> [Recorded information]
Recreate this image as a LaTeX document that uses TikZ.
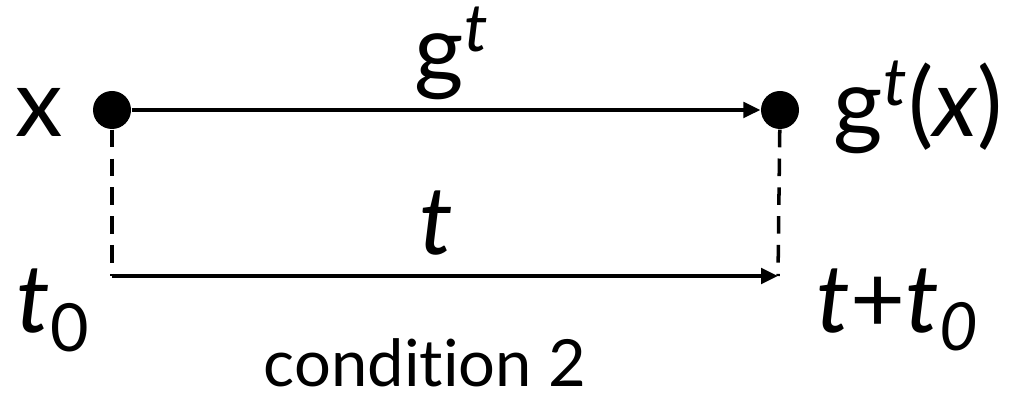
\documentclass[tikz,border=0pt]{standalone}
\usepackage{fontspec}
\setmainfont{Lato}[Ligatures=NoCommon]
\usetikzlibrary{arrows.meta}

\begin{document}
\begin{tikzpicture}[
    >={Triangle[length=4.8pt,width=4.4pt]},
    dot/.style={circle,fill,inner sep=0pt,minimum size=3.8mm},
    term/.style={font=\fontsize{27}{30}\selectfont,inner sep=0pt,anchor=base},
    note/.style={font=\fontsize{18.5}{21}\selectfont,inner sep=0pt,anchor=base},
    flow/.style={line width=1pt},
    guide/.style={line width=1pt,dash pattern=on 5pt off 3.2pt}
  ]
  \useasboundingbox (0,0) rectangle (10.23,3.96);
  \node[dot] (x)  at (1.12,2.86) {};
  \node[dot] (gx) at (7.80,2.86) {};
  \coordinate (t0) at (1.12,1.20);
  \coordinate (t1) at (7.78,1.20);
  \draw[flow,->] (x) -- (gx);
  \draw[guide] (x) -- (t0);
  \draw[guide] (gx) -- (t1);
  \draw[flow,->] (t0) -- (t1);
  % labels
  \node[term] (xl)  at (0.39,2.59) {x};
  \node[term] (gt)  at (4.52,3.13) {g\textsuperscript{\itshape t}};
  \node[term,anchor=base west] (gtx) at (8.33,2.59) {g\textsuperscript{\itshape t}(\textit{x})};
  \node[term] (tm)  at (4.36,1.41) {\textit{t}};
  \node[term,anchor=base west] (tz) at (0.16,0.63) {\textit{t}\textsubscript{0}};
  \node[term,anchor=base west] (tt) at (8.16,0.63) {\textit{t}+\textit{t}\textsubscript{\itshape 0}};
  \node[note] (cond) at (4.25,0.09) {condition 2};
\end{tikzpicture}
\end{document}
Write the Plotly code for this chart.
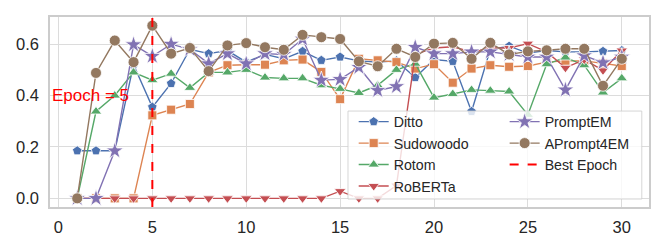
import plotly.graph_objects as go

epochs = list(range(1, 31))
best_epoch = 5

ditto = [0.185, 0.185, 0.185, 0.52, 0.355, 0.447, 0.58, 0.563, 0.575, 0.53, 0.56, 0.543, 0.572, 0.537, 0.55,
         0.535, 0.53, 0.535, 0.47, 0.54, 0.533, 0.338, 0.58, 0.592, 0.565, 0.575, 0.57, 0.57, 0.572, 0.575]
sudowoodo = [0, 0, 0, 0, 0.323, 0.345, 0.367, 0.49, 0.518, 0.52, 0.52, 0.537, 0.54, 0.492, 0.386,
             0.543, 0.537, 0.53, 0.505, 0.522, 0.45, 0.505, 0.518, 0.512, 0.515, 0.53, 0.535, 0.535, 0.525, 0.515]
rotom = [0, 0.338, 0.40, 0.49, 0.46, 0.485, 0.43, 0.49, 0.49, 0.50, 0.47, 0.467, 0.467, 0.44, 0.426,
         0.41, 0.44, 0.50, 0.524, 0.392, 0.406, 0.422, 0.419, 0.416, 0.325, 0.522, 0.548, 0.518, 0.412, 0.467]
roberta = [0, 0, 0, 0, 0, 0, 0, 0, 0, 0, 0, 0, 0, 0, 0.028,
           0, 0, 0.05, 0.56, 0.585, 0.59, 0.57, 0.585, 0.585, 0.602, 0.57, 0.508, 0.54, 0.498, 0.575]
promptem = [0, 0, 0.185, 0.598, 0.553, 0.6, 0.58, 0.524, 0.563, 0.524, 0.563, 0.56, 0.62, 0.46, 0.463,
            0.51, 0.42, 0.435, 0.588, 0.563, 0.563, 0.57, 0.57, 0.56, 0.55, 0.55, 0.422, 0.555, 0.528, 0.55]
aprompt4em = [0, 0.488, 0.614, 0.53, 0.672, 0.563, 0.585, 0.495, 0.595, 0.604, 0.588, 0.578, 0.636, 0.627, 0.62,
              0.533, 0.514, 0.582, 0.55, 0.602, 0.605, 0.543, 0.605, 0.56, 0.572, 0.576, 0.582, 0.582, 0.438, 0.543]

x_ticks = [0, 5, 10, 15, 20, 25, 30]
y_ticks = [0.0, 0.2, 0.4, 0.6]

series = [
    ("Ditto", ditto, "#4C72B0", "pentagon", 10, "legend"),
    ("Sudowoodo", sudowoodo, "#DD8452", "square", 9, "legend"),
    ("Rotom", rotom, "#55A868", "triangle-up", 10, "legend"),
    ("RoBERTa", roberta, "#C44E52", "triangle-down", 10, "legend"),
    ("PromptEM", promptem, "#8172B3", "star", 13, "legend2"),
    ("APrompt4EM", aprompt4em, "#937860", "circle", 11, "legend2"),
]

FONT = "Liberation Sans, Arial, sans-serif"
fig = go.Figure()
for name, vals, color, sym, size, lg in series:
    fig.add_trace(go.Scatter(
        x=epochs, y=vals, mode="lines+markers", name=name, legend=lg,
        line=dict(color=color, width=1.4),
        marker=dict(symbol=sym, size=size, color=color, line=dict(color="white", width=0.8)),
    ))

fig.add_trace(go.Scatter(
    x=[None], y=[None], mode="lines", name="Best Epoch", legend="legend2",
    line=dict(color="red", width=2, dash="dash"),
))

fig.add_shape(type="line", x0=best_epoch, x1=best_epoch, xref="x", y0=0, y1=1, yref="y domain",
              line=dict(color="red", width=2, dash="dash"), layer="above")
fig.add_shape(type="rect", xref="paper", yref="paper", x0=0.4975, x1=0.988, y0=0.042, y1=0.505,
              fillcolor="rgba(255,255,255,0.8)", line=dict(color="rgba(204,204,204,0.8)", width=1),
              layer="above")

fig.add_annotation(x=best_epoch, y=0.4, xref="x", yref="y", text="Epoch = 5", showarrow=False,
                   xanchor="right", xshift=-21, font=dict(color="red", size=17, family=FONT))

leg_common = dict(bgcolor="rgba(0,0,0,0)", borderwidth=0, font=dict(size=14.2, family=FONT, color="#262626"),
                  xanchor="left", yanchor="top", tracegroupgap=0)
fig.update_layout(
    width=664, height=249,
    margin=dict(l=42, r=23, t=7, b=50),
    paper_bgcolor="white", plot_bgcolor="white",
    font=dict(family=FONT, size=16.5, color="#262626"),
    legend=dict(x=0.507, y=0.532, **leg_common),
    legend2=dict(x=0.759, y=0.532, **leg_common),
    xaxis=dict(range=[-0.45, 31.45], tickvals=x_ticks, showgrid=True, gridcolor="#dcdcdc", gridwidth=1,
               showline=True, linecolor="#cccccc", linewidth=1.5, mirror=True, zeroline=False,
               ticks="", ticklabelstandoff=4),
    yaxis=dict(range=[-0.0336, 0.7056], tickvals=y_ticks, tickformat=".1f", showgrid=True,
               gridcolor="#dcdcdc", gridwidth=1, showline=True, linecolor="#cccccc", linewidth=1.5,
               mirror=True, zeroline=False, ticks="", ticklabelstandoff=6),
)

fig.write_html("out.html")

> [Requirements] Transcribe the records above exactly, omitting every picture they contain.

> [Correct output]
Recreate this image as a LaTeX document that uses TikZ.
\documentclass[tikz,border=0pt]{standalone}
\usepackage{fontspec}
\setmainfont{Lato}[Ligatures=NoCommon]
\usetikzlibrary{arrows.meta}

\begin{document}
\begin{tikzpicture}[
    >={Triangle[length=4.8pt,width=4.4pt]},
    dot/.style={circle,fill,inner sep=0pt,minimum size=3.8mm},
    term/.style={font=\fontsize{27}{30}\selectfont,inner sep=0pt,anchor=base},
    note/.style={font=\fontsize{18.5}{21}\selectfont,inner sep=0pt,anchor=base},
    flow/.style={line width=1pt},
    guide/.style={line width=1pt,dash pattern=on 5pt off 3.2pt}
  ]
  \useasboundingbox (0,0) rectangle (10.23,3.96);
  \node[dot] (x)  at (1.12,2.86) {};
  \node[dot] (gx) at (7.80,2.86) {};
  \coordinate (t0) at (1.12,1.20);
  \coordinate (t1) at (7.78,1.20);
  \draw[flow,->] (x) -- (gx);
  \draw[guide] (x) -- (t0);
  \draw[guide] (gx) -- (t1);
  \draw[flow,->] (t0) -- (t1);
  % labels
  \node[term] (xl)  at (0.39,2.59) {x};
  \node[term] (gt)  at (4.52,3.13) {g\textsuperscript{\itshape t}};
  \node[term,anchor=base west] (gtx) at (8.33,2.59) {g\textsuperscript{\itshape t}(\textit{x})};
  \node[term] (tm)  at (4.36,1.41) {\textit{t}};
  \node[term,anchor=base west] (tz) at (0.16,0.63) {\textit{t}\textsubscript{0}};
  \node[term,anchor=base west] (tt) at (8.16,0.63) {\textit{t}+\textit{t}\textsubscript{\itshape 0}};
  \node[note] (cond) at (4.25,0.09) {condition 2};
\end{tikzpicture}
\end{document}
Write the Plotly code for this chart.
import plotly.graph_objects as go

epochs = list(range(1, 31))
best_epoch = 5

ditto = [0.185, 0.185, 0.185, 0.52, 0.355, 0.447, 0.58, 0.563, 0.575, 0.53, 0.56, 0.543, 0.572, 0.537, 0.55,
         0.535, 0.53, 0.535, 0.47, 0.54, 0.533, 0.338, 0.58, 0.592, 0.565, 0.575, 0.57, 0.57, 0.572, 0.575]
sudowoodo = [0, 0, 0, 0, 0.323, 0.345, 0.367, 0.49, 0.518, 0.52, 0.52, 0.537, 0.54, 0.492, 0.386,
             0.543, 0.537, 0.53, 0.505, 0.522, 0.45, 0.505, 0.518, 0.512, 0.515, 0.53, 0.535, 0.535, 0.525, 0.515]
rotom = [0, 0.338, 0.40, 0.49, 0.46, 0.485, 0.43, 0.49, 0.49, 0.50, 0.47, 0.467, 0.467, 0.44, 0.426,
         0.41, 0.44, 0.50, 0.524, 0.392, 0.406, 0.422, 0.419, 0.416, 0.325, 0.522, 0.548, 0.518, 0.412, 0.467]
roberta = [0, 0, 0, 0, 0, 0, 0, 0, 0, 0, 0, 0, 0, 0, 0.028,
           0, 0, 0.05, 0.56, 0.585, 0.59, 0.57, 0.585, 0.585, 0.602, 0.57, 0.508, 0.54, 0.498, 0.575]
promptem = [0, 0, 0.185, 0.598, 0.553, 0.6, 0.58, 0.524, 0.563, 0.524, 0.563, 0.56, 0.62, 0.46, 0.463,
            0.51, 0.42, 0.435, 0.588, 0.563, 0.563, 0.57, 0.57, 0.56, 0.55, 0.55, 0.422, 0.555, 0.528, 0.55]
aprompt4em = [0, 0.488, 0.614, 0.53, 0.672, 0.563, 0.585, 0.495, 0.595, 0.604, 0.588, 0.578, 0.636, 0.627, 0.62,
              0.533, 0.514, 0.582, 0.55, 0.602, 0.605, 0.543, 0.605, 0.56, 0.572, 0.576, 0.582, 0.582, 0.438, 0.543]

x_ticks = [0, 5, 10, 15, 20, 25, 30]
y_ticks = [0.0, 0.2, 0.4, 0.6]

series = [
    ("Ditto", ditto, "#4C72B0", "pentagon", 10, "legend"),
    ("Sudowoodo", sudowoodo, "#DD8452", "square", 9, "legend"),
    ("Rotom", rotom, "#55A868", "triangle-up", 10, "legend"),
    ("RoBERTa", roberta, "#C44E52", "triangle-down", 10, "legend"),
    ("PromptEM", promptem, "#8172B3", "star", 13, "legend2"),
    ("APrompt4EM", aprompt4em, "#937860", "circle", 11, "legend2"),
]

FONT = "Liberation Sans, Arial, sans-serif"
fig = go.Figure()
for name, vals, color, sym, size, lg in series:
    fig.add_trace(go.Scatter(
        x=epochs, y=vals, mode="lines+markers", name=name, legend=lg,
        line=dict(color=color, width=1.4),
        marker=dict(symbol=sym, size=size, color=color, line=dict(color="white", width=0.8)),
    ))

fig.add_trace(go.Scatter(
    x=[None], y=[None], mode="lines", name="Best Epoch", legend="legend2",
    line=dict(color="red", width=2, dash="dash"),
))

fig.add_shape(type="line", x0=best_epoch, x1=best_epoch, xref="x", y0=0, y1=1, yref="y domain",
              line=dict(color="red", width=2, dash="dash"), layer="above")
fig.add_shape(type="rect", xref="paper", yref="paper", x0=0.4975, x1=0.988, y0=0.042, y1=0.505,
              fillcolor="rgba(255,255,255,0.8)", line=dict(color="rgba(204,204,204,0.8)", width=1),
              layer="above")

fig.add_annotation(x=best_epoch, y=0.4, xref="x", yref="y", text="Epoch = 5", showarrow=False,
                   xanchor="right", xshift=-21, font=dict(color="red", size=17, family=FONT))

leg_common = dict(bgcolor="rgba(0,0,0,0)", borderwidth=0, font=dict(size=14.2, family=FONT, color="#262626"),
                  xanchor="left", yanchor="top", tracegroupgap=0)
fig.update_layout(
    width=664, height=249,
    margin=dict(l=42, r=23, t=7, b=50),
    paper_bgcolor="white", plot_bgcolor="white",
    font=dict(family=FONT, size=16.5, color="#262626"),
    legend=dict(x=0.507, y=0.532, **leg_common),
    legend2=dict(x=0.759, y=0.532, **leg_common),
    xaxis=dict(range=[-0.45, 31.45], tickvals=x_ticks, showgrid=True, gridcolor="#dcdcdc", gridwidth=1,
               showline=True, linecolor="#cccccc", linewidth=1.5, mirror=True, zeroline=False,
               ticks="", ticklabelstandoff=4),
    yaxis=dict(range=[-0.0336, 0.7056], tickvals=y_ticks, tickformat=".1f", showgrid=True,
               gridcolor="#dcdcdc", gridwidth=1, showline=True, linecolor="#cccccc", linewidth=1.5,
               mirror=True, zeroline=False, ticks="", ticklabelstandoff=6),
)

fig.write_html("out.html")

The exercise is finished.